The task ->
Output the data word for word, dropping every image.

** start of Data lines **

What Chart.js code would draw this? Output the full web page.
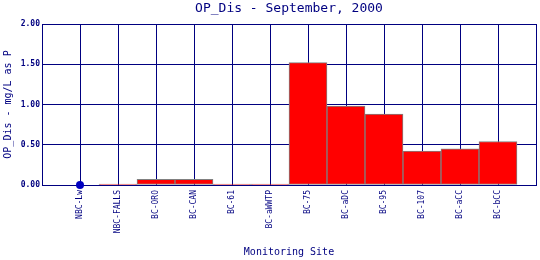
<!DOCTYPE html>
<html>
<head>
<meta charset="utf-8">
<script src="https://cdn.jsdelivr.net/npm/chart.js@4"></script>
<style>
    html, body { margin: 0; padding: 0; background: #fff; }
    #wrap { width: 540px; height: 260px; }
</style>
</head>
<body>
<div id="wrap"><canvas id="opChart"></canvas></div>
<script>
// Monitoring sites and OP_Dis values (mg/L as P)
const sites = ["NBC-Lw", "NBC-FALLS", "BC-ORO", "BC-CAN", "BC-61", "BC-aWWTP",
               "BC-75", "BC-aDC", "BC-95", "BC-107", "BC-aCC", "BC-bCC"];
const barValues = [null, 0, 0.07, 0.07, 0, 0, 1.52, 0.98, 0.88, 0.42, 0.45, 0.54];
const pointValues = [0, null, null, null, null, null, null, null, null, null, null, null];
const yTicks = [0, 0.5, 1.0, 1.5, 2.0];

const navy = "#000080";
const mono = "'DejaVu Sans Mono', monospace";

// draws the main title centred over the plot area
const titlePlugin = {
    id: 'plotTitle',
    afterDraw(chart) {
        const c = chart.ctx;
        const area = chart.chartArea;
        c.save();
        c.font = "13px " + mono;
        c.fillStyle = navy;
        c.textAlign = "center";
        c.textBaseline = "middle";
        c.fillText("OP_Dis - September, 2000", (area.left + area.right) / 2, 9);
        c.restore();
    }
};

const ctx = document.getElementById("opChart").getContext("2d");

new Chart(ctx, {
    data: {
        datasets: [{
            type: "bar",
            data: sites.map((s, i) => ({ x: i, y: barValues[i] })),
            backgroundColor: "#ff0000",
            borderColor: "#808080",
            borderWidth: 1,
            borderSkipped: false,
            minBarLength: 1,
            barPercentage: 1,
            categoryPercentage: 1,
            order: 2
        }, {
            type: "scatter",
            data: sites.map((s, i) => ({ x: i, y: pointValues[i] })),
            pointRadius: 4,
            pointBackgroundColor: "#0000c0",
            pointBorderColor: "#0000c0",
            borderWidth: 0,
            clip: false,
            order: 1
        }]
    },
    options: {
        responsive: true,
        maintainAspectRatio: false,
        animation: false,
        layout: { padding: { top: 24, right: 3, left: 0, bottom: 0 } },
        scales: {
            x: {
                type: "linear",
                min: -1,
                max: 12,
                offset: false,
                grid: { color: navy, lineWidth: 1, drawTicks: false, offset: false },
                border: { color: navy },
                afterFit: scale => {
                    scale.height = 75;
                    scale.paddingLeft = 0;
                    scale.paddingRight = 0;
                },
                ticks: {
                    stepSize: 1,
                    autoSkip: false,
                    maxRotation: 90,
                    minRotation: 90,
                    padding: 5,
                    color: navy,
                    font: { family: mono, size: 8 },
                    callback: value => sites[value] || ''
                },
                title: {
                    display: true,
                    text: "Monitoring Site",
                    color: navy,
                    font: { family: mono, size: 10 },
                    padding: { top: 0, bottom: 2 }
                }
            },
            y: {
                min: 0,
                max: 2,
                afterBuildTicks: scale => { scale.ticks = yTicks.map(v => ({ value: v })); },
                afterFit: scale => { scale.width = 42; },
                grid: { color: navy, lineWidth: 1, drawTicks: false },
                border: { color: navy },
                ticks: {
                    padding: 2,
                    color: navy,
                    font: { family: mono, size: 8, weight: "bold" },
                    callback: value => value.toFixed(2)
                },
                title: {
                    display: true,
                    text: "OP_Dis - mg/L as P",
                    color: navy,
                    font: { family: mono, size: 10 },
                    padding: { top: 2, bottom: 0 }
                }
            }
        },
        plugins: {
            legend: { display: false },
            tooltip: { enabled: false }
        }
    },
    plugins: [titlePlugin]
});
</script>
</body>
</html>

** end of Data lines **

Output of the exercise ->
What Chart.js code would draw this? Output the full web page.
<!DOCTYPE html>
<html>
<head>
<meta charset="utf-8">
<script src="https://cdn.jsdelivr.net/npm/chart.js@4"></script>
<style>
    html, body { margin: 0; padding: 0; background: #fff; }
    #wrap { width: 540px; height: 260px; }
</style>
</head>
<body>
<div id="wrap"><canvas id="opChart"></canvas></div>
<script>
// Monitoring sites and OP_Dis values (mg/L as P)
const sites = ["NBC-Lw", "NBC-FALLS", "BC-ORO", "BC-CAN", "BC-61", "BC-aWWTP",
               "BC-75", "BC-aDC", "BC-95", "BC-107", "BC-aCC", "BC-bCC"];
const barValues = [null, 0, 0.07, 0.07, 0, 0, 1.52, 0.98, 0.88, 0.42, 0.45, 0.54];
const pointValues = [0, null, null, null, null, null, null, null, null, null, null, null];
const yTicks = [0, 0.5, 1.0, 1.5, 2.0];

const navy = "#000080";
const mono = "'DejaVu Sans Mono', monospace";

// draws the main title centred over the plot area
const titlePlugin = {
    id: 'plotTitle',
    afterDraw(chart) {
        const c = chart.ctx;
        const area = chart.chartArea;
        c.save();
        c.font = "13px " + mono;
        c.fillStyle = navy;
        c.textAlign = "center";
        c.textBaseline = "middle";
        c.fillText("OP_Dis - September, 2000", (area.left + area.right) / 2, 9);
        c.restore();
    }
};

const ctx = document.getElementById("opChart").getContext("2d");

new Chart(ctx, {
    data: {
        datasets: [{
            type: "bar",
            data: sites.map((s, i) => ({ x: i, y: barValues[i] })),
            backgroundColor: "#ff0000",
            borderColor: "#808080",
            borderWidth: 1,
            borderSkipped: false,
            minBarLength: 1,
            barPercentage: 1,
            categoryPercentage: 1,
            order: 2
        }, {
            type: "scatter",
            data: sites.map((s, i) => ({ x: i, y: pointValues[i] })),
            pointRadius: 4,
            pointBackgroundColor: "#0000c0",
            pointBorderColor: "#0000c0",
            borderWidth: 0,
            clip: false,
            order: 1
        }]
    },
    options: {
        responsive: true,
        maintainAspectRatio: false,
        animation: false,
        layout: { padding: { top: 24, right: 3, left: 0, bottom: 0 } },
        scales: {
            x: {
                type: "linear",
                min: -1,
                max: 12,
                offset: false,
                grid: { color: navy, lineWidth: 1, drawTicks: false, offset: false },
                border: { color: navy },
                afterFit: scale => {
                    scale.height = 75;
                    scale.paddingLeft = 0;
                    scale.paddingRight = 0;
                },
                ticks: {
                    stepSize: 1,
                    autoSkip: false,
                    maxRotation: 90,
                    minRotation: 90,
                    padding: 5,
                    color: navy,
                    font: { family: mono, size: 8 },
                    callback: value => sites[value] || ''
                },
                title: {
                    display: true,
                    text: "Monitoring Site",
                    color: navy,
                    font: { family: mono, size: 10 },
                    padding: { top: 0, bottom: 2 }
                }
            },
            y: {
                min: 0,
                max: 2,
                afterBuildTicks: scale => { scale.ticks = yTicks.map(v => ({ value: v })); },
                afterFit: scale => { scale.width = 42; },
                grid: { color: navy, lineWidth: 1, drawTicks: false },
                border: { color: navy },
                ticks: {
                    padding: 2,
                    color: navy,
                    font: { family: mono, size: 8, weight: "bold" },
                    callback: value => value.toFixed(2)
                },
                title: {
                    display: true,
                    text: "OP_Dis - mg/L as P",
                    color: navy,
                    font: { family: mono, size: 10 },
                    padding: { top: 2, bottom: 0 }
                }
            }
        },
        plugins: {
            legend: { display: false },
            tooltip: { enabled: false }
        }
    },
    plugins: [titlePlugin]
});
</script>
</body>
</html>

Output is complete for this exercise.